また今回の案が承認され、少なくとも7年テスラにとどまり、業績目標を達成した場合には、25%に到達することになる。報酬は特定の目標達成ごとに12分割で支払われる。最終的にはテスラの時価総額がマイクロソフトMSFT.O、メタ・プラットフォームズMETA.O、アルファベットGOOGL.Oの現在の時価総額の合計を超える8.5兆ドルに増え、世界で最も価値のある企業になる可能性もあると取締役会は示した。

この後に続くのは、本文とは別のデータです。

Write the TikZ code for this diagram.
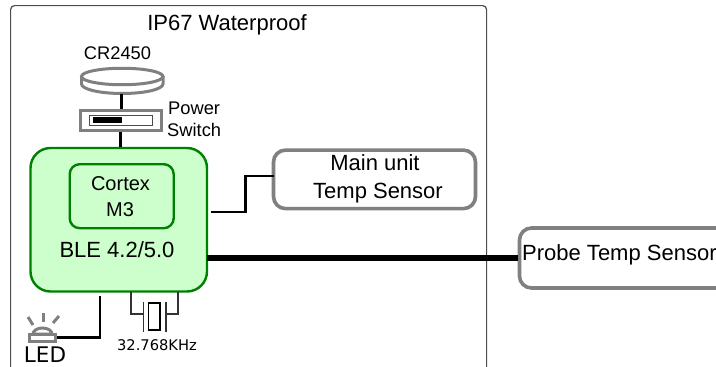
\documentclass[tikz,border=0pt]{standalone}
\usepackage{fontspec}
\setmainfont{Liberation Sans}
\newfontfamily\dejavu{DejaVu Sans}
\usepackage{xcolor}
\usetikzlibrary{shapes.geometric}
\definecolor{boxgray}{HTML}{808080}
\definecolor{mcugreen}{HTML}{008000}
\definecolor{mcufill}{HTML}{CCFFCC}
\tikzstyle{node:outer}=[draw=black!70,line width=1.2pt,rounded corners=4pt,minimum width=476pt,minimum height=380pt,anchor=north west,inner sep=0pt]
\tikzstyle{node:mcu}=[draw=mcugreen,fill=mcufill,line width=2.4pt,rounded corners=20pt,anchor=north west,inner sep=0pt]
\tikzstyle{node:core}=[draw=mcugreen,line width=2.4pt,rounded corners=10pt,anchor=north west,inner sep=0pt]
\tikzstyle{node:sensor}=[draw=boxgray,fill=white,line width=3.6pt,rounded corners=12pt,anchor=north west,inner sep=0pt]
\tikzstyle{node:label}=[inner sep=0pt,font=\fontsize{22}{22}\selectfont]
\tikzstyle{node:small}=[inner sep=0pt,font=\fontsize{18.3}{18}\selectfont]
\tikzstyle{draw:wire}=[black,line width=2.4pt]
\tikzstyle{draw:bus}=[black,line width=6.5pt]
\tikzstyle{draw:part}=[boxgray,line width=3pt]
\tikzstyle{draw:xtal}=[black!80,line width=1.4pt]

\begin{document}
\begin{tikzpicture}[x=1pt,y=-1pt]
        \clip (0,0) rectangle (716,367);
        \useasboundingbox (0,0) rectangle (716,367);

        % Enclosure
        \node[node:outer] (Case) at (10,5) {};
        \node[node:label] (CaseLabel) at (227,25) {IP67 Waterproof};

        % Coin cell
        \draw[draw:part,fill=white] (81.5,76) -- (81.5,84) arc[start angle=180,end angle=360,x radius=40.75pt,y radius=9.5pt] -- (163,76);
        \node[draw=boxgray,fill=white,ellipse,line width=3pt,minimum width=81.5pt,minimum height=16.5pt,inner sep=0pt] (Cell) at (122.2,76.5) {};
        \node[node:small] (CellLabel) at (117.5,53) {CR2450};
        \coordinate (CellOut) at (121.5,94);

        % Power switch
        \node[draw=boxgray,fill=white,line width=3pt,minimum width=81pt,minimum height=20pt,inner sep=0pt] (Switch) at (120.5,120) {};
        \node[draw=black!70,fill=white,line width=0.8pt,minimum width=63pt,minimum height=10pt,inner sep=0pt] (Slot) at (121,120) {};
        \node[fill=black,minimum width=29pt,minimum height=6pt,inner sep=0pt] (Slider) at (107.2,120.3) {};
        \node[node:small,anchor=west] (SwitchLabel) at (168,108) {Power};
        \node[node:small,anchor=west] (SwitchLabelB) at (167,130) {Switch};

        % MCU
        \node[node:mcu,minimum width=176.5pt,minimum height=143.5pt] (MCU) at (29.3,146.8) {};
        \node[node:core,minimum width=104pt,minimum height=64pt] (Core) at (68.5,163) {};
        \node[node:label,font=\fontsize{20}{20}\selectfont] (CoreLabelA) at (120.5,184) {Cortex};
        \node[node:label,font=\fontsize{20}{20}\selectfont] (CoreLabelB) at (120,210) {M3};
        \node[node:label] (MCULabel) at (117,250) {BLE 4.2/5.0};

        % Sensors
        \node[node:sensor,minimum width=202pt,minimum height=58.5pt] (Main) at (271.7,148.3) {};
        \node[node:label] (MainLabelA) at (375,163) {Main unit};
        \node[node:label] (MainLabelB) at (378,193) {Temp Sensor};
        \node[node:sensor,minimum width=225pt,minimum height=60pt] (Probe) at (517.7,226.2) {};
        \node[node:label,anchor=west] (ProbeLabel) at (522,255) {Probe Temp Sensor};

        % Crystal
        \node[draw=black,line width=1.8pt,minimum width=11.5pt,minimum height=27pt,inner sep=0pt] (Xtal) at (154.3,316.5) {};
        \node[inner sep=0pt,font=\dejavu\fontsize{14.7}{14.7}\selectfont] (XtalLabel) at (157,345) {32.768KHz};
        \coordinate (XtalA) at (131,292);
        \coordinate (XtalB) at (143.5,314);
        \coordinate (XtalC) at (166,314);
        \coordinate (XtalD) at (178,292);
        \coordinate (PlateA) at (143.5,302);
        \coordinate (PlateAEnd) at (143.5,332);
        \coordinate (PlateB) at (166,302);
        \coordinate (PlateBEnd) at (166,332);

        % LED
        \node[draw=boxgray,fill=white,line width=3pt,minimum width=26pt,minimum height=7pt,inner sep=0pt] (LED) at (42.5,337.5) {};
        \node[inner sep=0pt,font=\dejavu\fontsize{21.5}{21.5}\selectfont] (LEDLabel) at (45,355) {LED};
        \draw[draw:part,fill=white] (33,334) arc[start angle=180,end angle=0,x radius=9.5pt,y radius=6pt] -- cycle;
        \draw[draw:part] (43,313) -- (43,322);
        \draw[draw:part] (28,317) -- (33,325);
        \draw[draw:part] (59,316) -- (53,323);

        % Connections
        \draw[draw:wire] (CellOut) -- (CellOut |- Switch.north);
        \draw[draw:wire] (Switch.south) -- (MCU.north -| Switch.south);
        \coordinate (MainIn) at (211,212);
        \coordinate (MainBend) at (245.5,212);
        \coordinate (MainPort) at (273.5,176);
        \draw[draw:wire] (MainIn) -- (MainBend) |- (MainPort);
        \coordinate (BusStart) at (207,258);
        \draw[draw:bus] (BusStart) -- (BusStart -| Probe.west);
        \coordinate (LEDWire) at (100,296);
        \draw[draw:wire] (LEDWire) -- (LEDWire |- LED.east) -- (LED.east);
        \draw[draw:xtal] (XtalA) |- (XtalB);
        \draw[draw:xtal] (XtalD) |- (XtalC);
        \draw[draw:xtal] (PlateA) -- (PlateAEnd);
        \draw[draw:xtal] (PlateB) -- (PlateBEnd);

    \end{tikzpicture}
\end{document}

テスラに投資するニア・インパクト・キャピタルの創設者兼最高投資責任者(CIO)クリスティン・ハル氏は、報酬パッケージは無責任だと話す。
「研究開発(R&D)や買収、長期的に見て、テスラに真に利益をもたらす場所に投入することができる投資家の資金だ」として、他の株主らと共に異議申し立てを検討していると述べた。
AJベルの投資アナリスト、ダン・コーツワース氏はマスク氏に先見の明があるとしつつも、報酬案は過剰で、コーポレートガバナンスに悪い前例を作る可能性があると語る。コーツワース氏は、マスク氏にそこまでの価値があるだろうかと疑問を呈した。
「優位性を失い、ライバルに追い越され、テスラとは関係ない場所でのマスク氏の行動によってブランドが傷ついた企業を、マスク氏自身が率いている」
<「欲しい額を言え」>
テスラの株価は5日、3.6%高の350.85ドルで取引を終えた。安値から反発したものの、年初来では13%下落した。投資家らはEV業界の低迷や海外との競争激化を懸念している。
「テスラの取締役会は、マスク氏の発言や政治的介入が会社にとってリスクかどうかを案じたかと思えば、次の瞬間には『とにかく欲しい数字を言え、どんな数字でもいい』と言っている」とコーツワース氏は言う。